:: Supplied material ::
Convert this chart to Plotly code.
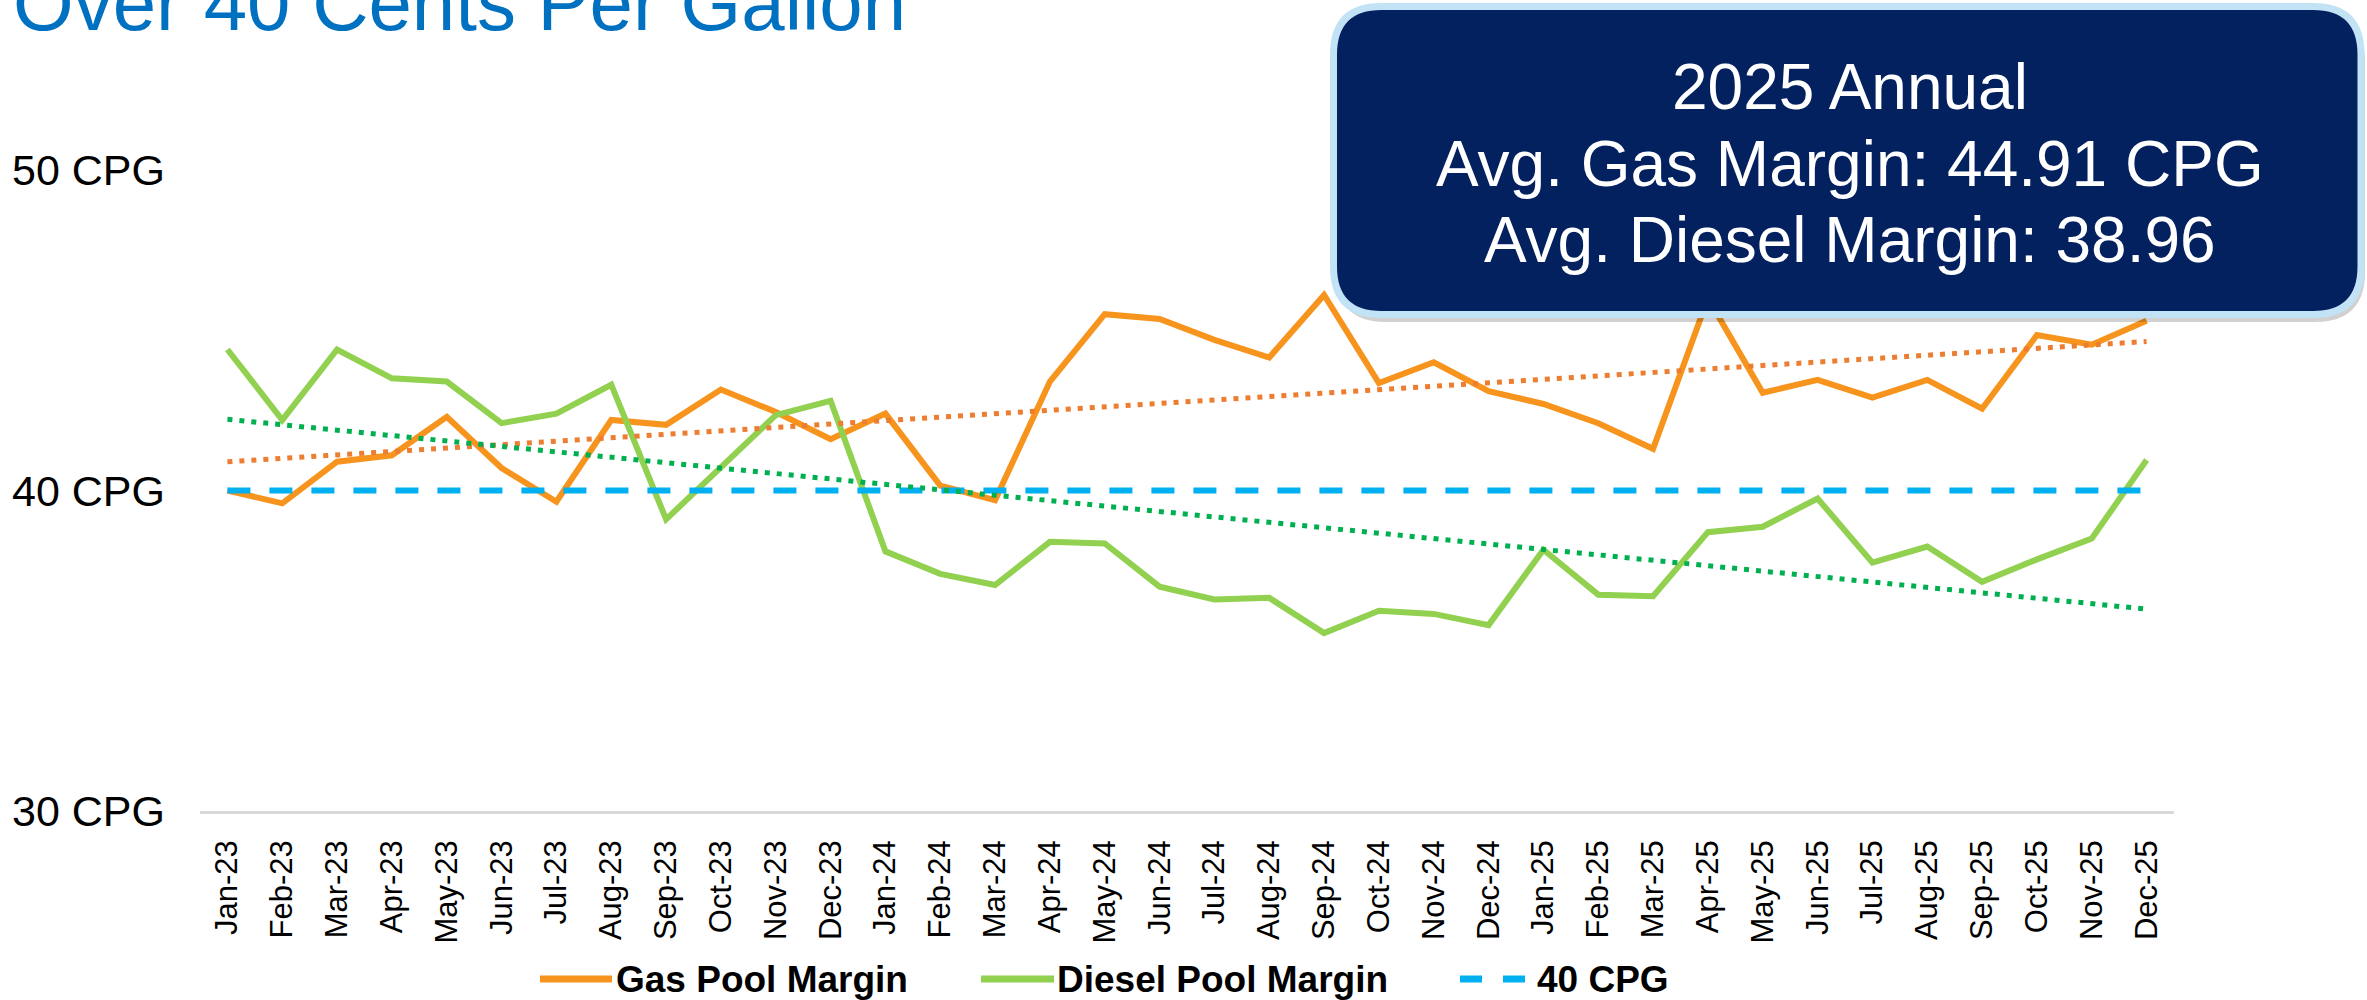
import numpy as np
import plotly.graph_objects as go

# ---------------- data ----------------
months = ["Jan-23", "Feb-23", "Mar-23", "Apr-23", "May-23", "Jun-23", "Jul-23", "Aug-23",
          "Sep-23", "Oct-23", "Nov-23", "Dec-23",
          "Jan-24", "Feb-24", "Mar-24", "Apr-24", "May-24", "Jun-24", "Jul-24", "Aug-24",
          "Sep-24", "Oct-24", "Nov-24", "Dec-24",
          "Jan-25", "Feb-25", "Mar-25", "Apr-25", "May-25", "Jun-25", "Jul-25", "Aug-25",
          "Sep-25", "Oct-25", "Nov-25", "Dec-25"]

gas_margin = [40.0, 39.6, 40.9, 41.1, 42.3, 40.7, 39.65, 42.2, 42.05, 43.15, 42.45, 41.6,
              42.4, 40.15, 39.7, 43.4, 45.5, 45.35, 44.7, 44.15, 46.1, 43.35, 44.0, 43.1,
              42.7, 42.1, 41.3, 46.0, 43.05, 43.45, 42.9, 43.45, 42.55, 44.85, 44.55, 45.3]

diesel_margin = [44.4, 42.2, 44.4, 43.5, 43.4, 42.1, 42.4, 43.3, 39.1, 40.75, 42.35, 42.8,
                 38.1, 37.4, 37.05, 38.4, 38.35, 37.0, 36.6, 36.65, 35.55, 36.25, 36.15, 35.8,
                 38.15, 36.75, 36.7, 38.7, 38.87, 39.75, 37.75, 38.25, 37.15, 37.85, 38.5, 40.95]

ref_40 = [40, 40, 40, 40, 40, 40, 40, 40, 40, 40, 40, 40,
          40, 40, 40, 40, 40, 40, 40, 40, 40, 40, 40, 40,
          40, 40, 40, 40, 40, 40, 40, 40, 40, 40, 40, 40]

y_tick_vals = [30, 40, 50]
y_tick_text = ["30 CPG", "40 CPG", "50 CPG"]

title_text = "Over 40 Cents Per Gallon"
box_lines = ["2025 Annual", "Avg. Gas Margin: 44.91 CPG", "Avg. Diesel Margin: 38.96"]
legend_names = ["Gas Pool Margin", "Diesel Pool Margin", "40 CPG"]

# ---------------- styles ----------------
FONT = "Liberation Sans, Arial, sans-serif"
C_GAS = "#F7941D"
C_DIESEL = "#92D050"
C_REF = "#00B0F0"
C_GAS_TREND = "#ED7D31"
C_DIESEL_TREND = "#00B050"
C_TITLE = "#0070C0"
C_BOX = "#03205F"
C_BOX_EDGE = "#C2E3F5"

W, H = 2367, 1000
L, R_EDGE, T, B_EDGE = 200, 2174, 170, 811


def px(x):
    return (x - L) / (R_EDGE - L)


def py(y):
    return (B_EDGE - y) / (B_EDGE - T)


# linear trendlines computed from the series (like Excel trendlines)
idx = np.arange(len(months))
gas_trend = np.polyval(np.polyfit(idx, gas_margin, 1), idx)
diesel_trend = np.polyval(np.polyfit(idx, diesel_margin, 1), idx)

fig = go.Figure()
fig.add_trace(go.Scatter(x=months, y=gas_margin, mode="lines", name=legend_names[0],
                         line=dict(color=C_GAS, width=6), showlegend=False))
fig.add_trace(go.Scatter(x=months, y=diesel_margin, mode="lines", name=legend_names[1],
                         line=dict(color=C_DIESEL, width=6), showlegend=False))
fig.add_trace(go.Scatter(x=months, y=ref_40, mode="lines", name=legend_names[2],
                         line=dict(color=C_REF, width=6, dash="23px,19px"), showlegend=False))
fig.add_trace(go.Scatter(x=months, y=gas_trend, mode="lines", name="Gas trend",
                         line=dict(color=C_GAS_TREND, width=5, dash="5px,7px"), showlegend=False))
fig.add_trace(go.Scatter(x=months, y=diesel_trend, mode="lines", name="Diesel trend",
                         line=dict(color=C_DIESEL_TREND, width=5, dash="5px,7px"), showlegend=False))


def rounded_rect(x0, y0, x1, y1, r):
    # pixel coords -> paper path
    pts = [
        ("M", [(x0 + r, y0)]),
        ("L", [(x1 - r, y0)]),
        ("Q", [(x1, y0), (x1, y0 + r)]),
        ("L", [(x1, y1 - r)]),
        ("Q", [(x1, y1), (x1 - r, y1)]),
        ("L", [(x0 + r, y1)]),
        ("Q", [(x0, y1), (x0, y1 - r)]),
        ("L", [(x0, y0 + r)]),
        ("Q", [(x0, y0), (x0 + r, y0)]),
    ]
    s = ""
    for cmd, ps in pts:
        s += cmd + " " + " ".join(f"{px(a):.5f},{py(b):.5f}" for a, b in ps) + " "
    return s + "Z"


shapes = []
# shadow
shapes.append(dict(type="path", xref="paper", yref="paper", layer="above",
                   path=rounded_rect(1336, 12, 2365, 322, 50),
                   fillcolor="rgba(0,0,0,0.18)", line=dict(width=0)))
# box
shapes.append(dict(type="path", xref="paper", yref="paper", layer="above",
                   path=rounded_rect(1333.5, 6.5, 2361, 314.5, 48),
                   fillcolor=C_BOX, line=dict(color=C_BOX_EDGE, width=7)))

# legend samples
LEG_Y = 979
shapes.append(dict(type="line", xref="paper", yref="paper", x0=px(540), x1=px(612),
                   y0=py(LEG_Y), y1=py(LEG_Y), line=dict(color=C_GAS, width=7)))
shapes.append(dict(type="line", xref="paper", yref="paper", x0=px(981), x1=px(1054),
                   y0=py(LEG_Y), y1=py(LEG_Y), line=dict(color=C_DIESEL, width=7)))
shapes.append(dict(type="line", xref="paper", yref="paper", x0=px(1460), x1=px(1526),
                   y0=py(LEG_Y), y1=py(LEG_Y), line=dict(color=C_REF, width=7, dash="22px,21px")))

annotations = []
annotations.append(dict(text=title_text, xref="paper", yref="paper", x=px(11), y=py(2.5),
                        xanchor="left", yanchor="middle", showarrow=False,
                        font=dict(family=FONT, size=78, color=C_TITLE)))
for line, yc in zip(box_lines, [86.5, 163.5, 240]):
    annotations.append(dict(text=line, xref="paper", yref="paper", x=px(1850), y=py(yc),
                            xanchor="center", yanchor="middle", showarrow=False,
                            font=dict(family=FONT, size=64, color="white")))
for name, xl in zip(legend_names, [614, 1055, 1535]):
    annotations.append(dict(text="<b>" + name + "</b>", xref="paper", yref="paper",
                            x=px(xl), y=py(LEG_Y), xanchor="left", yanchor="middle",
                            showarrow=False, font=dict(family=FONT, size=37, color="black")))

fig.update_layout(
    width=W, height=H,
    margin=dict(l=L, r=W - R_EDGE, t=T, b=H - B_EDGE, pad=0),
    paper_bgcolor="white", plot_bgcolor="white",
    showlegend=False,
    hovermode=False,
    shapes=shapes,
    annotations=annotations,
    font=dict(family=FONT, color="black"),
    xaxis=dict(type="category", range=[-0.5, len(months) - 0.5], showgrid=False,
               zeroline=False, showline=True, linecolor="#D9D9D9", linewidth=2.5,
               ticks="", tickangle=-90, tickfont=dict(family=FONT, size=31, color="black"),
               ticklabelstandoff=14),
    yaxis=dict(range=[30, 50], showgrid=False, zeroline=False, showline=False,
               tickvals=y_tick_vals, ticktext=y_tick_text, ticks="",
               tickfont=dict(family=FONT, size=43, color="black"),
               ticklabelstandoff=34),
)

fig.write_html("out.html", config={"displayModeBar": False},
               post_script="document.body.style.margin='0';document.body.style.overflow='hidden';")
:::
### Instructions to follow
Everything from the top line of the data down to and including the line with "import plotly.graph_objects as go" is to be copied, except the pictures.

### Response to the task
Convert this chart to Plotly code.
import numpy as np
import plotly.graph_objects as go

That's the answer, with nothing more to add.